*GOAL*: Omit every picture, and retype the lines that run from the beginning of the data below through the line containing "var pLeft = 75, pRight", inclusive.

*DATA BLOCK*:
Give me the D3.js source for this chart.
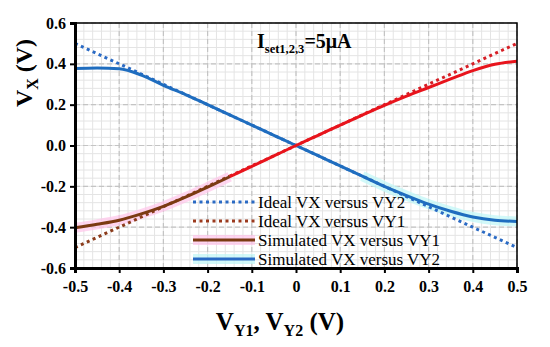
<!DOCTYPE html>
<html>
<head>
<meta charset="utf-8">
<script src="https://cdn.jsdelivr.net/npm/d3@7"></script>
<style>
body { margin: 0; background: #fff; }
svg text { font-family: "Liberation Serif", "Times New Roman", "DejaVu Serif", serif; }
</style>
</head>
<body>
<svg id="chart" width="550" height="347"></svg>
<script>

// sweep voltage VY1 / VY2 (V)
var vY = [-0.5, -0.45, -0.4, -0.35, -0.3, -0.25, -0.2, -0.15, -0.1, -0.05, 0,
	0.05, 0.1, 0.15, 0.2, 0.25, 0.3, 0.35, 0.4, 0.45, 0.5];

// ideal responses
var idealVY2 = [0.5, 0.45, 0.4, 0.35, 0.3, 0.25, 0.2, 0.15, 0.1, 0.05, 0,
	-0.05, -0.1, -0.15, -0.2, -0.25, -0.3, -0.35, -0.4, -0.45, -0.5];
var idealVY1 = [-0.5, -0.45, -0.4, -0.35, -0.3, -0.25, -0.2, -0.15, -0.1, -0.05, 0,
	0.05, 0.1, 0.15, 0.2, 0.25, 0.3, 0.35, 0.4, 0.45, 0.5];

// simulated responses
var simVY1 = [-0.403, -0.386, -0.366, -0.335, -0.298, -0.253, -0.204, -0.153, -0.102, -0.051, 0,
	0.05, 0.1, 0.149, 0.197, 0.242, 0.284, 0.326, 0.367, 0.398, 0.413];
var simVY2 = [0.377, 0.38, 0.376, 0.345, 0.295, 0.249, 0.2, 0.15, 0.1, 0.05, 0,
	-0.05, -0.1, -0.15, -0.2, -0.245, -0.287, -0.322, -0.35, -0.366, -0.372];

// ticks
var xTicks = [-0.5, -0.4, -0.3, -0.2, -0.1, 0, 0.1, 0.2, 0.3, 0.4, 0.5];
var yTicks = [-0.6, -0.4, -0.2, 0.0, 0.2, 0.4, 0.6];

// legend entries
var legendLabels = ["Ideal VX versus VY2", "Ideal VX versus VY1", "Simulated VX versus VY1", "Simulated VX versus VY2"];
var legendColors = ["#2a6ac4", "#9c3a1e", "#7b3a12", "#2a6ac4"];
var legendDotted = [true, true, false, false];
var legendGlow = [null, null, "#ffc4ea", "#bff6f6"];


var svg = d3.select("#chart");
var font = "'Liberation Serif', 'Times New Roman', 'DejaVu Serif', serif";
// plot area (note: "top" is reserved on window, hence the prefix)
var pLeft = 75, pRight = 517, pTop = 23, pBottom = 268;

var x = d3.scaleLinear().domain([-0.5, 0.5]).range([pLeft, pRight]);
var y = d3.scaleLinear().domain([-0.6, 0.6]).range([pBottom, pTop]);

// plain hyphen instead of d3's unicode minus
function fmt(d) { return d3.format(".1f")(d).replace("\u2212", "-"); };

// minor grid
var g = svg.append("g");
g.selectAll(".vminor").data(d3.range(-0.5, 0.5001, 0.02)).enter().append("line")
	.attr("x1", function (d) { return x(d); }).attr("x2", function (d) { return x(d); })
	.attr("y1", pTop).attr("y2", pBottom)
	.attr("stroke", "#e4e4e4").attr("stroke-width", 1);
g.selectAll(".hminor").data(d3.range(-0.6, 0.6001, 0.04)).enter().append("line")
	.attr("y1", function (d) { return y(d); }).attr("y2", function (d) { return y(d); })
	.attr("x1", pLeft).attr("x2", pRight)
	.attr("stroke", "#e4e4e4").attr("stroke-width", 1);

// major grid (dashed)
g.selectAll(".vmajor").data(xTicks).enter().append("line")
	.attr("x1", function (d) { return x(d); }).attr("x2", function (d) { return x(d); })
	.attr("y1", pTop).attr("y2", pBottom)
	.attr("stroke", "#c4c4c4").attr("stroke-width", 1.2).attr("stroke-dasharray", "5,3");
g.selectAll(".hmajor").data(yTicks).enter().append("line")
	.attr("y1", function (d) { return y(d); }).attr("y2", function (d) { return y(d); })
	.attr("x1", pLeft).attr("x2", pRight)
	.attr("stroke", "#c4c4c4").attr("stroke-width", 1.2).attr("stroke-dasharray", "5,3");

// line generator over a slice of the sweep
function lineFor(values, from, to) {
	var pts = [];
	for (var i = 0; i < vY.length; i++) {
		if (vY[i] >= from - 1e-9 && vY[i] <= to + 1e-9) pts.push([vY[i], values[i]]);
	};
	return d3.line().curve(d3.curveMonotoneX)
		.x(function (d) { return x(d[0]); })
		.y(function (d) { return y(d[1]); })(pts);
};

var plot = svg.append("g");

// glow halos
plot.append("path").attr("d", lineFor(simVY1, -0.5, -0.15))
	.attr("fill", "none").attr("stroke", "#ffc4ea").attr("stroke-width", 10).attr("opacity", 0.7);
plot.append("path").attr("d", lineFor(simVY2, 0.15, 0.5))
	.attr("fill", "none").attr("stroke", "#bff6f6").attr("stroke-width", 10).attr("opacity", 0.7);

// ideal lines (dotted)
plot.append("path").attr("d", lineFor(idealVY2, -0.5, 0.5))
	.attr("fill", "none").attr("stroke", "#2a6ac4").attr("stroke-width", 3)
	.attr("stroke-dasharray", "3,3.5");
plot.append("path").attr("d", lineFor(idealVY1, -0.15, 0.5))
	.attr("fill", "none").attr("stroke", "#d61f26").attr("stroke-width", 3)
	.attr("stroke-dasharray", "3,3.5");
plot.append("path").attr("d", lineFor(idealVY1, -0.5, -0.15))
	.attr("fill", "none").attr("stroke", "#8b3c1c").attr("stroke-width", 3)
	.attr("stroke-dasharray", "3,3.5");

// simulated lines
plot.append("path").attr("d", lineFor(simVY2, -0.5, 0.5))
	.attr("fill", "none").attr("stroke", "#1f6dbf").attr("stroke-width", 3);
plot.append("path").attr("d", lineFor(simVY1, -0.15, 0.5))
	.attr("fill", "none").attr("stroke", "#e8141c").attr("stroke-width", 3);
plot.append("path").attr("d", lineFor(simVY1, -0.5, -0.15))
	.attr("fill", "none").attr("stroke", "#7b3a12").attr("stroke-width", 3);

// frame
svg.append("rect").attr("x", pLeft).attr("y", pTop)
	.attr("width", pRight - pLeft).attr("height", pBottom - pTop)
	.attr("fill", "none").attr("stroke", "#000").attr("stroke-width", 1.5);

// axes
var xAxis = svg.append("g").attr("transform", "translate(0," + pBottom + ")")
	.call(d3.axisBottom(x).tickValues(xTicks).tickSize(5).tickPadding(8)
		.tickFormat(function (d) { return d === 0 ? "0" : fmt(d); }));
var yAxis = svg.append("g").attr("transform", "translate(" + pLeft + ",0)")
	.call(d3.axisLeft(y).tickValues(yTicks).tickSize(5).tickPadding(4).tickFormat(fmt));
[xAxis, yAxis].forEach(function (a) {
	a.attr("font-family", font);
	a.select(".domain").attr("stroke", "#000").attr("stroke-width", 3);
	a.selectAll(".tick line").attr("stroke", "#000").attr("stroke-width", 2);
	a.selectAll(".tick text").attr("fill", "#000")
		.style("font-family", font)
		.style("font-size", "16px").style("font-weight", "bold");
});

// title inside the plot
var title = svg.append("text").attr("x", 257).attr("y", 48)
	.style("font-family", font)
	.style("font-size", "20px").style("font-weight", "bold");
title.append("tspan").text("I");
title.append("tspan").attr("dy", 5).style("font-size", "12.5px").text("set1,2,3");
title.append("tspan").attr("dy", -5).text("=5μA");

// y-axis title
var yTitle = svg.append("text")
	.attr("transform", "translate(32,73) rotate(-90)")
	.attr("text-anchor", "middle")
	.style("font-family", font)
	.style("font-size", "24px").style("font-weight", "bold");
yTitle.append("tspan").text("V");
yTitle.append("tspan").attr("dy", 6).style("font-size", "16px").text("X");
yTitle.append("tspan").attr("dy", -6).text(" (V)");

// x-axis title
var xTitle = svg.append("text").attr("x", 280).attr("y", 330)
	.attr("text-anchor", "middle")
	.style("font-family", font)
	.style("font-size", "25px").style("font-weight", "bold");
xTitle.append("tspan").text("V");
xTitle.append("tspan").attr("dy", 6).style("font-size", "16px").text("Y1");
xTitle.append("tspan").attr("dy", -6).text(", V");
xTitle.append("tspan").attr("dy", 6).style("font-size", "16px").text("Y2");
xTitle.append("tspan").attr("dy", -6).text(" (V)");

// legend
var legend = svg.append("g").attr("transform", "translate(193,202)");
legendLabels.forEach(function (label, i) {
	var row = legend.append("g").attr("transform", "translate(0," + (i * 19) + ")");
	if (legendGlow[i]) row.append("line")
		.attr("x1", 0).attr("x2", 62).attr("y1", 0).attr("y2", 0)
		.attr("stroke", legendGlow[i]).attr("stroke-width", 10).attr("opacity", 0.7);
	row.append("line")
		.attr("x1", 0).attr("x2", 62).attr("y1", 0).attr("y2", 0)
		.attr("stroke", legendColors[i]).attr("stroke-width", 3)
		.attr("stroke-dasharray", legendDotted[i] ? "3,3.5" : null);
	row.append("text").attr("x", 65).attr("y", 5.5)
		.style("font-family", font)
		.style("font-size", "17px").text(label);
});
</script>
</body>
</html>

*CORRECT OUTPUT*:
Give me the D3.js source for this chart.
<!DOCTYPE html>
<html>
<head>
<meta charset="utf-8">
<script src="https://cdn.jsdelivr.net/npm/d3@7"></script>
<style>
body { margin: 0; background: #fff; }
svg text { font-family: "Liberation Serif", "Times New Roman", "DejaVu Serif", serif; }
</style>
</head>
<body>
<svg id="chart" width="550" height="347"></svg>
<script>

// sweep voltage VY1 / VY2 (V)
var vY = [-0.5, -0.45, -0.4, -0.35, -0.3, -0.25, -0.2, -0.15, -0.1, -0.05, 0,
	0.05, 0.1, 0.15, 0.2, 0.25, 0.3, 0.35, 0.4, 0.45, 0.5];

// ideal responses
var idealVY2 = [0.5, 0.45, 0.4, 0.35, 0.3, 0.25, 0.2, 0.15, 0.1, 0.05, 0,
	-0.05, -0.1, -0.15, -0.2, -0.25, -0.3, -0.35, -0.4, -0.45, -0.5];
var idealVY1 = [-0.5, -0.45, -0.4, -0.35, -0.3, -0.25, -0.2, -0.15, -0.1, -0.05, 0,
	0.05, 0.1, 0.15, 0.2, 0.25, 0.3, 0.35, 0.4, 0.45, 0.5];

// simulated responses
var simVY1 = [-0.403, -0.386, -0.366, -0.335, -0.298, -0.253, -0.204, -0.153, -0.102, -0.051, 0,
	0.05, 0.1, 0.149, 0.197, 0.242, 0.284, 0.326, 0.367, 0.398, 0.413];
var simVY2 = [0.377, 0.38, 0.376, 0.345, 0.295, 0.249, 0.2, 0.15, 0.1, 0.05, 0,
	-0.05, -0.1, -0.15, -0.2, -0.245, -0.287, -0.322, -0.35, -0.366, -0.372];

// ticks
var xTicks = [-0.5, -0.4, -0.3, -0.2, -0.1, 0, 0.1, 0.2, 0.3, 0.4, 0.5];
var yTicks = [-0.6, -0.4, -0.2, 0.0, 0.2, 0.4, 0.6];

// legend entries
var legendLabels = ["Ideal VX versus VY2", "Ideal VX versus VY1", "Simulated VX versus VY1", "Simulated VX versus VY2"];
var legendColors = ["#2a6ac4", "#9c3a1e", "#7b3a12", "#2a6ac4"];
var legendDotted = [true, true, false, false];
var legendGlow = [null, null, "#ffc4ea", "#bff6f6"];


var svg = d3.select("#chart");
var font = "'Liberation Serif', 'Times New Roman', 'DejaVu Serif', serif";
// plot area (note: "top" is reserved on window, hence the prefix)
var pLeft = 75, pRight = 517, pTop = 23, pBottom = 268;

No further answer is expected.